L'ESPAGNE ENTREVOIT UNE OPPORTUNITÉ DANS L'AFFLUX DE MIGRANTS AFRICAINS
"Notre compétitivité actuelle et future, la croissance économique de notre pays, la durabilité de notre modèle social dépendent également de l'immigration. Nous devons gérer les flux migratoires dans la perspective du défi démographique" (Pedro Sanchez).
Plusieurs États membres de l'Union européenne (UE) demandent à l'UE de mettre un frein à l'immigration, alors que les partis politiques de droite sont de plus en plus nombreux à bénéficier d'un soutien des électeurs. Mais l'Espagne va à l'encontre de cette tendance et insiste sur le fait que la population vieillissante de l'Europe a besoin d'une migration contrôlée pour stimuler son économie.
Plus de 42.000 migrants clandestins sont arrivés en Espagne depuis le début de l'année, soit une augmentation de deux tiers par rapport à 2023.
La plupart d'entre eux arrivent sur les îles Canaries, à plus de 100 kilomètres des côtes africaines. Rien que l'année dernière, environ 6.000 migrants sont morts en tentant la traversée, selon les groupes de défense des droits de l'Homme.
Mais pour beaucoup, les dangers sont compensés par le rêve d'une nouvelle vie en Europe.
« Si vous réussissez ici, la seule chose que vous devez faire est d'aller en classe, de continuer à apprendre, de parler aux gens.
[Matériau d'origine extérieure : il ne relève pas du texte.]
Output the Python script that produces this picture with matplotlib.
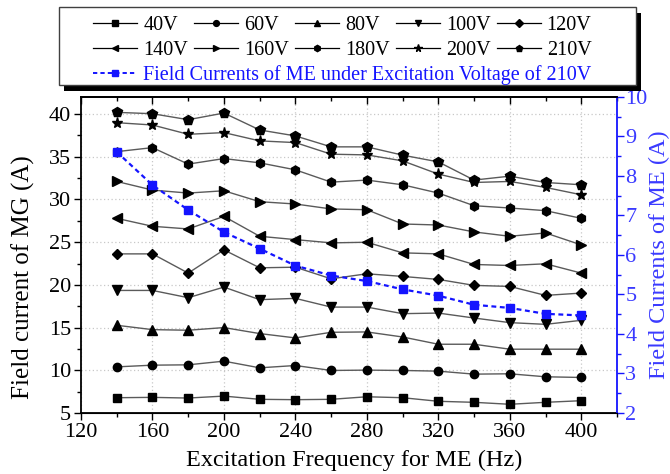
import matplotlib
matplotlib.use("Agg")
import matplotlib.pyplot as plt
from matplotlib.lines import Line2D
from matplotlib.patches import Rectangle
from matplotlib.ticker import MultipleLocator

plt.rcParams["font.family"] = ["Liberation Serif", "DejaVu Serif"]

# --- data ------------------------------------------------------------
freq_hz = [140, 160, 180, 200, 220, 240, 260, 280, 300, 320, 340, 360, 380, 400]

mg_40v = [6.79, 6.83, 6.75, 6.98, 6.60, 6.56, 6.60, 6.90, 6.79, 6.37, 6.25, 6.02, 6.25, 6.44]
mg_60v = [10.40, 10.60, 10.64, 11.07, 10.29, 10.56, 9.98, 10.02, 9.98, 9.90, 9.55, 9.59, 9.24, 9.16]
mg_80v = [15.27, 14.76, 14.69, 15.00, 14.30, 13.79, 14.45, 14.49, 13.90, 13.05, 13.05, 12.47, 12.47, 12.47]
mg_100v = [19.35, 19.35, 18.50, 19.74, 18.27, 18.42, 17.40, 17.40, 16.63, 16.70, 16.12, 15.58, 15.38, 15.85]
mg_120v = [23.63, 23.63, 21.38, 24.10, 22.00, 22.07, 20.71, 21.30, 20.99, 20.64, 19.94, 19.82, 18.77, 19.04]
mg_140v = [27.79, 26.86, 26.55, 28.02, 25.69, 25.30, 24.92, 24.99, 23.75, 23.63, 22.39, 22.27, 22.47, 21.38]
mg_160v = [32.11, 31.10, 30.75, 31.02, 29.74, 29.47, 28.89, 28.80, 27.13, 27.01, 26.20, 25.69, 26.08, 24.68]
mg_180v = [35.60, 36.07, 34.14, 34.79, 34.29, 33.47, 32.03, 32.27, 31.72, 30.75, 29.27, 29.00, 28.69, 27.79]
mg_200v = [38.99, 38.72, 37.63, 37.83, 36.86, 36.66, 35.30, 35.22, 34.52, 32.97, 31.99, 32.11, 31.41, 30.55]
mg_210v = [40.20, 40.04, 39.34, 40.12, 38.14, 37.44, 36.16, 36.16, 35.19, 34.40, 32.27, 32.73, 31.99, 31.72]

me_210v = [8.61, 7.77, 7.14, 6.58, 6.16, 5.73, 5.48, 5.34, 5.13, 4.97, 4.74, 4.66, 4.51, 4.47]

mg_series = [mg_40v, mg_60v, mg_80v, mg_100v, mg_120v,
             mg_140v, mg_160v, mg_180v, mg_200v, mg_210v]
mg_labels = ["40V", "60V", "80V", "100V", "120V",
             "140V", "160V", "180V", "200V", "210V"]
mg_markers = ["s", "o", "^", "v", "D", "<", ">", "h", "*", "p"]
me_label = "Field Currents of ME under Excitation Voltage of 210V"

BLUE = "#1414ff"
TICK_BLUE = "#3a3aff"
LINE_GRAY = "#5a5a5a"

fig = plt.figure(figsize=(6.70, 4.74), dpi=100)
ax = fig.add_axes([0.1209, 0.1287, 0.8, 0.6667])
ax2 = ax.twinx()

sizes = {"s": 5.5, "o": 6, "^": 6.5, "v": 6.5, "D": 5.5, "<": 6.5,
         ">": 6.5, "h": 6.5, "*": 8, "p": 7}
handles = []
for values, label, marker in zip(mg_series, mg_labels, mg_markers):
    ax.plot(freq_hz, values, color=LINE_GRAY, lw=1.0, zorder=3)
    ax.plot(freq_hz, values, ls="none", marker=marker, ms=sizes[marker],
            mfc="black", mec="black", zorder=4)
    handles.append(Line2D([], [], color="black", lw=0.9, marker=marker,
                          ms=sizes[marker] * 0.7, mfc="black", mec="black",
                          label=label))

ax2.plot(freq_hz, me_210v, color=BLUE, lw=1.6, ls=(0, (2.2, 1.6)),
         marker="s", ms=6, mfc=BLUE, mec=BLUE, zorder=5)
me_handle = Line2D([], [], color=BLUE, lw=1.4, ls=(0, (2.2, 1.6)),
                   marker="s", ms=4.5, mfc=BLUE, mec=BLUE, label=me_label)

# --- axes styling ------------------------------------------------------
ax.set_xlim(120, 420)
ax.set_ylim(5, 42)
ax2.set_ylim(2, 10)
ax.xaxis.set_major_locator(MultipleLocator(40))
ax.xaxis.set_minor_locator(MultipleLocator(20))
ax.yaxis.set_major_locator(MultipleLocator(5))
ax.yaxis.set_minor_locator(MultipleLocator(2.5))
ax2.yaxis.set_major_locator(MultipleLocator(1))
ax2.yaxis.set_minor_locator(MultipleLocator(0.5))

ax.grid(True, which="major", color="#c8c8c8", ls=(0, (1, 2)), lw=0.9)
ax.set_axisbelow(True)

ax.tick_params(axis="both", which="both", direction="out", labelsize=16,
               width=1.0, top=False, right=False, pad=2)
ax.tick_params(which="major", length=5)
ax.tick_params(which="minor", length=3)
ax.tick_params(axis="x", which="both", top=True, labeltop=False)
ax2.tick_params(axis="y", which="both", direction="out", colors=BLUE,
                labelcolor=TICK_BLUE, labelsize=16, width=1.0, pad=1)
ax2.tick_params(which="major", length=5)
ax2.tick_params(which="minor", length=3)

for side in ("left", "bottom", "top"):
    ax.spines[side].set_linewidth(1.3)
ax2.spines["right"].set_color(BLUE)
ax2.spines["right"].set_linewidth(1.3)
ax2.spines["left"].set_visible(False)
ax2.spines["top"].set_linewidth(1.3)
ax.spines["right"].set_visible(False)

# top ticks point inward
for tick in ax.xaxis.get_major_ticks() + ax.xaxis.get_minor_ticks():
    tick.tick2line.set_marker(3)

ax.set_xlabel("Excitation Frequency for ME (Hz)", fontsize=17.5)
ax.xaxis.set_label_coords(0.51, -0.115)
ax.set_ylabel("Field current of MG (A)", fontsize=18)
ax.yaxis.set_label_coords(-0.085, 0.43)
ax2.set_ylabel("Field Currents of ME (A)", fontsize=17.5, color=TICK_BLUE,
               labelpad=1)

# --- legend box with drop shadow (figure coords) ----------------------
W, H = 670.0, 474.0
box_l, box_r, box_t, box_b = 59, 636, 7, 85
fig.patches.append(Rectangle(((box_l + 5) / W, 1 - (box_b + 6) / H),
                             (box_r - box_l) / W, (box_b - box_t) / H,
                             transform=fig.transFigure, facecolor="black",
                             edgecolor="black", lw=0, zorder=1))
fig.patches.append(Rectangle((box_l / W, 1 - box_b / H),
                             (box_r - box_l) / W, (box_b - box_t) / H,
                             transform=fig.transFigure, facecolor="white",
                             edgecolor="#404040", lw=1.0, zorder=2))

order = [0, 5, 1, 6, 2, 7, 3, 8, 4, 9]
leg1 = fig.legend([handles[i] for i in order], [mg_labels[i] for i in order],
                  ncol=5, loc="upper left",
                  bbox_to_anchor=(93 / W, 1 - 16 / H), frameon=False,
                  fontsize=14.5, handlelength=2.19, handletextpad=0.3,
                  columnspacing=0.3, labelspacing=0.3, borderpad=0,
                  borderaxespad=0)
leg1.set_zorder(3)
leg2 = fig.legend([me_handle], [me_label], loc="upper left",
                  bbox_to_anchor=(93 / W, 1 - 65 / H), frameon=False,
                  fontsize=14.5, handlelength=2.19, handletextpad=0.3,
                  borderpad=0, borderaxespad=0, labelcolor=BLUE)
leg2.set_zorder(3)

fig.savefig("out.png", dpi=100)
Il faut être ouvert, surtout en tant qu'immigré. Il faut redoubler d'efforts, et c'est ce que nous faisons maintenant », témoigne Maciré Konaré, 22 ans, arrivé en Espagne en provenance du Mali.
Pour les migrants, il y a l'espoir d'une vie meilleure. Le gouvernement espagnol y voit également un potentiel économique.
À l'instar de nombreux pays occidentaux, la population espagnole vieillit rapidement. Elle a désespérément besoin de jeunes travailleurs pour développer l'économie et payer les impôts.
Or, l'année dernière, le taux de natalité du pays a atteint son niveau le plus bas jamais enregistré, à moins de 1,2, soit l'un des plus bas d'Europe.
S'exprimant lors d'un sommet des dirigeants de l'Union européenne jeudi, le Premier ministre espagnol Pedro Sanchez a déclaré que l'immigration était vitale.
« Notre compétitivité actuelle et future, la croissance économique de notre pays, la durabilité de notre modèle social dépendent également de l'immigration. Nous devons gérer les flux migratoires dans la perspective du défi démographique », a affirmé M. Sanchez.
Mais face à la montée du soutien aux partis d'extrême droite en Europe, beaucoup d'États membres de l'UE souhaitent un contrôle plus strict de l'immigration. Il ne sera pas facile de trouver un équilibre.
« Nous sommes un pays avec des valeurs fortes, et nous voulons cet équilibre entre le contrôle de la migration et le fait d'offrir aux demandeurs d'asile un moyen légal d'entrer et de respecter leurs droits. Nous avons besoin d'eux. Ici, en Espagne, sans migrants, nous n'aurions pas de fruits au supermarché. Il est possible que l'économie ne puisse tout simplement pas fonctionner correctement. Nous avons besoin des migrants », commente Jesus Verdu Baeza, professeur agrégé de droit à l'université de Cadix.
Dans le cadre de sa nouvelle approche, l'Espagne élabore une « stratégie pour l'Afrique », axée sur ce qu'elle décrit comme la transformation économique et sociale du continent.
Tout en cherchant à faciliter l'immigration légale, l'Espagne tente d'empêcher les migrants clandestins d'arriver sur ses côtes. Elle souhaite que l'agence européenne des frontières, Frontex, demande l'autorisation de patrouiller le long des côtes africaines afin d'intercepter les bateaux de migrants.
De nombreux migrants sont traumatisés par leur voyage.
« Je voudrais donner un conseil à mes compatriotes et à mes amis : Ne venez pas dans un petit bateau, car ils sont très dangereux », confie Ahmed Qarrab, 21 ans, originaire du Maroc.
L'Espagne souhaite une solution à long terme pour les migrations, qui soit efficace pour l'Afrique et pour l'Europe.
Mais l'espoir d'une vie meilleure continue d'attirer des dizaines de milliers de personnes sur ces mers dangereuses.